David Cameron has responded quickly following the terrorist act in Tunisia warning that Britain was engaged in a generational struggle against terrorism and outlined plans to crack down on those who tolerate such extremism. This includes pressing ahead with legislation to blacklist extremists from appearing on the airwaves and speaking at universities. Schools will be told today to look out for pupils being groomed by extremists. Check schools for future terrorists, heads are told (The Times).
Mike Boxell, Higher Education Expert at PA Consulting, has written a piece for the Guardian HE blog about the findings of their HE Survey 2015 which reveals how UK universities compare against their global competitors. The survey revealed that in almost every area of educational innovation, they saw the UK lagging international competitors and said the most important developments were happening overseas. The UK’s outmoded universities must modernise or risk falling far behind (Guardian Higher Education Network).
Jo Johnson’s Speech on HE
The Universities Minister gave his first major speech since the election on higher education at UUK. He reiterated the government’s recognition of the value of higher education to the success of the country but reminded the sector that it is vital they demonstrate value for money for students and the taxpayer. He also restated the government’s commitment to widening participation and asked universities to consider introducing grade point average alongside traditional degree classifications. His speech focused on his commitment to introducing the Teaching Excellence Framework which will aim to ensure all students receive an excellent teaching experience and to build a culture where teaching has equal status with research. News blog: Jo Johnson asks TEF questions and gives ‘polished non-answers’ (THE).

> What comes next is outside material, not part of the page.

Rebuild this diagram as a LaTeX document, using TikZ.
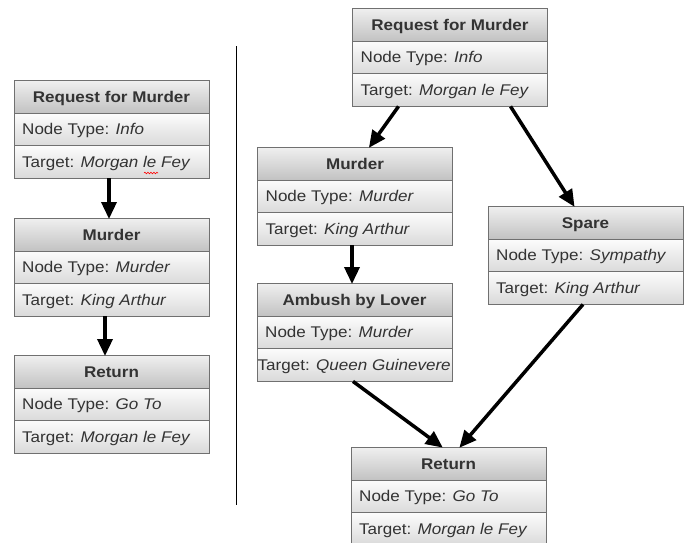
\documentclass[tikz,border=0pt]{standalone}
\usepackage{fontspec}
\setmainfont{Liberation Sans}[FakeStretch=1.1]
\usetikzlibrary{arrows.meta,calc,decorations.pathmorphing}
\definecolor{hdrtop}{HTML}{F0F0F0}
\definecolor{hdrbot}{HTML}{C2C2C2}
\definecolor{rowtop}{HTML}{FCFCFC}
\definecolor{rowbot}{HTML}{DADADA}
\definecolor{bordc}{HTML}{707070}
\definecolor{txtc}{HTML}{333333}
\tikzset{
  hdrrow/.style={top color=hdrtop,bottom color=hdrbot,draw=bordc,line width=0.9pt},
  bodyrow/.style={top color=rowtop,bottom color=rowbot,draw=bordc,line width=0.9pt},
  boxframe/.style={draw=none,minimum width=195pt,minimum height=98pt,inner sep=0pt,anchor=north west},
  titletext/.style={font=\fontsize{15.5}{18}\selectfont\bfseries,text=txtc,anchor=base,inner sep=0pt},
  rowtext/.style={font=\fontsize{15.5}{18}\selectfont,text=txtc,anchor=base west,inner sep=0pt},
  flow/.style={line width=3.5pt,-{Triangle[length=17pt,width=15pt]},shorten >=-1pt},
}
\newcommand\storybox[7]{% name, left, top, title, type, target, target x-offset
  \shade[hdrrow] (#2,#3) rectangle ++(195,33);
  \shade[bodyrow] (#2,#3+33) rectangle ++(195,32.5);
  \shade[bodyrow] (#2,#3+65.5) rectangle ++(195,32.5);
  \node[boxframe] (#1) at (#2,#3) {};
  \node[titletext] (#1-title) at (#2+97.5,#3+22) {#4};
  \node[rowtext] (#1-type) at (#2+8,#3+54.5) {Node Type: \textit{#5}};
  \begin{scope}
    \clip (#2,#3+65.5) rectangle ++(195,32.5);
    \node[rowtext] (#1-target) at (#2+#7,#3+87) {Target: \textit{#6}};
  \end{scope}
}
\begin{document}
\begin{tikzpicture}[x=1pt,y=-1pt]
\useasboundingbox (0,0) rectangle (686,542);
\fill[white] (0,0) rectangle (686,542);
% left column
\storybox{lreq}{14}{80}{Request for Murder}{Info}{Morgan le Fey}{8}
\storybox{lmur}{14}{218}{Murder}{Murder}{King Arthur}{8}
\storybox{lret}{14}{355}{Return}{Go To}{Morgan le Fey}{8}
\draw[red,line width=0.6pt,decorate,decoration={snake,amplitude=0.8pt,segment length=3pt}]
  (144,173) -- (158,173);
\draw[flow] (lreq.south west)++(95,0) coordinate (a1) -- ($(lmur.north west)+(95,0)$);
\draw[flow] ($(lmur.south west)+(91,0)$) -- ($(lret.north west)+(91,0)$);
% divider
\coordinate (d1) at (236,46);
\coordinate (d2) at (236,505);
\draw[line width=1pt] (d1) -- (d2);
% right graph
\storybox{rreq}{352.5}{8}{Request for Murder}{Info}{Morgan le Fey}{8}
\storybox{rmur}{257.5}{147}{Murder}{Murder}{King Arthur}{8}
\storybox{rspa}{488}{206}{Spare}{Sympathy}{King Arthur}{8}
\storybox{ramb}{257}{283}{Ambush by Lover}{Murder}{Queen Guinevere}{0.5}
\storybox{rret}{351}{447}{Return}{Go To}{Morgan le Fey}{8}
\draw[flow] ($(rreq.south west)+(46,0)$) -- ($(rmur.north west)+(112,0)$);
\draw[flow] ($(rreq.south west)+(158,0)$) -- ($(rspa.north west)+(86,0)$);
\draw[flow] ($(rmur.south west)+(94.5,0)$) -- ($(ramb.north west)+(95,0)$);
\draw[flow] ($(ramb.south west)+(96,0)$) -- ($(rret.north west)+(91,0)$);
\draw[flow] ($(rspa.south west)+(95,0)$) -- ($(rret.north west)+(109,0)$);
\end{tikzpicture}
\end{document}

Nurses/Allied Health Professional Degrees
The funding system for nursing, midwifery and allied health professional degrees is no longer working and needs to change, a joint statement by the Council of Deans of Health and Universities UK has said. It was also claimed that the existing system of National Health Service grants has left universities short-changed, as funding for nursing and physiotherapy courses is now the lowest of any subject in higher education. Universities call for nurse education funding reform (THE).
The latest national data from the new Destination of Leavers from Higher Education (DLHE) survey has been released. These statistics reveal that 93.3% of 2014’s Bournemouth University graduates are in work or further study six months after graduating. UKPIs: Employment of leavers (HESA). BU celebrates rise in graduate employability stats (Bournemouth University).
Coverage of Jo Johnson’s Speech
Degree classification/GPA- traditional degree marks will become obsolete and a new 13-point system will be introduced because too many students are receiving firsts and 2:1s, says Jo Johnson. Traditional university degree honours obsolete as new 13-point system unveiled (The Daily Telegraph).
Universities will have to show they are providing high quality teaching and giving value for money under plans outlined by Jo Johnson. Universities must prove they are excellent at teaching, minister says (The Guardian).
Sir Leszek Borysiewicz, Vice-Chancellor of the University of Cambridge, has claimed that the Conservatives’ goal to cut net migration is driven by a negative account of immigration that risks damaging UK higher education. UK universities at risk from ‘ill-informed’ immigration debate, warns Cambridge v-c (THE).